Romney sent a powerful signal to economic and religious conservatives by tapping Robert Bork as a key judicial adviser. Bork was the Reagan Supreme Court nominee rejected in 1987 by a bipartisan U.S. Senate as too radically conservative and out of mainstream legal thought. Bork notoriously said there is no right to privacy in the U.S. Constitution. He accepted state laws banning contraception even for married couples, while rejecting parts of the Civil Rights Act of 1964 that desegregated lunch counters. Despite these extreme views, Romney has said he wishes Bork "were already on the court."
Women should be particularly concerned. The oldest liberal members of the high court are Justices Ruth Bader Ginsburg. who is 79, and Stephen Breyer, who is 74. Scalia and Justice Anthony Kennedy, the court's sole centrist, are 76. All it would take is for one Romney nominee to replace Kennedy or one of the court's liberals for Roe vs.
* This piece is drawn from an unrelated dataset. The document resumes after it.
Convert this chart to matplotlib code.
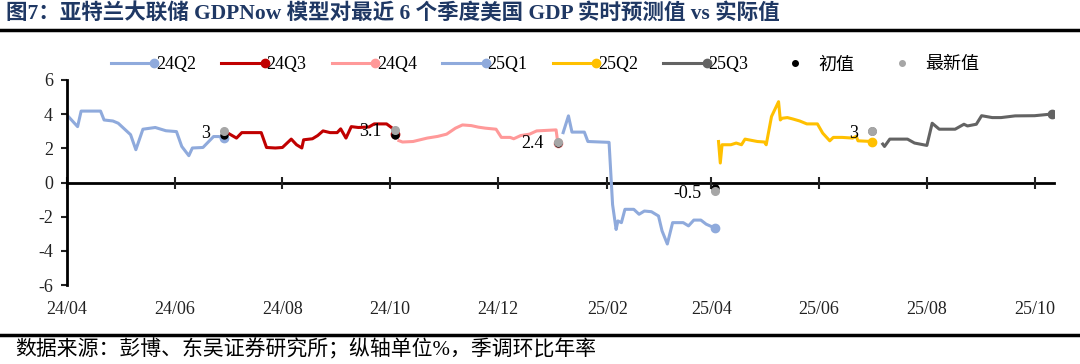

Wade to be overturned. Romney has said he rejects Roe, the 1973 ruling that guarantees women the right to choose an abortion, and would leave abortion regulation to the states. This would wipe away decades of reproductive freedom rights and progress in women's health.
But Roe's demise is just the start of the precedents at risk by an activist conservative court that would seek to strike down federal regulations, expand states' rights and roll back long-standing civil rights and liberties.
Romney's judicial picks would be out of touch with the values of most Americans. They would likely set back the rights of women, side with states that want to interfere with minority voting rights, allow more taxpayer money to fund religious activities, protect polluters and shut the courthouse door to little-guy consumers, workers and gays seeking equal rights. This legacy would last for decades after Romney left office, and voters should reflect on the long-term implications for the nation as they cast their ballots for president.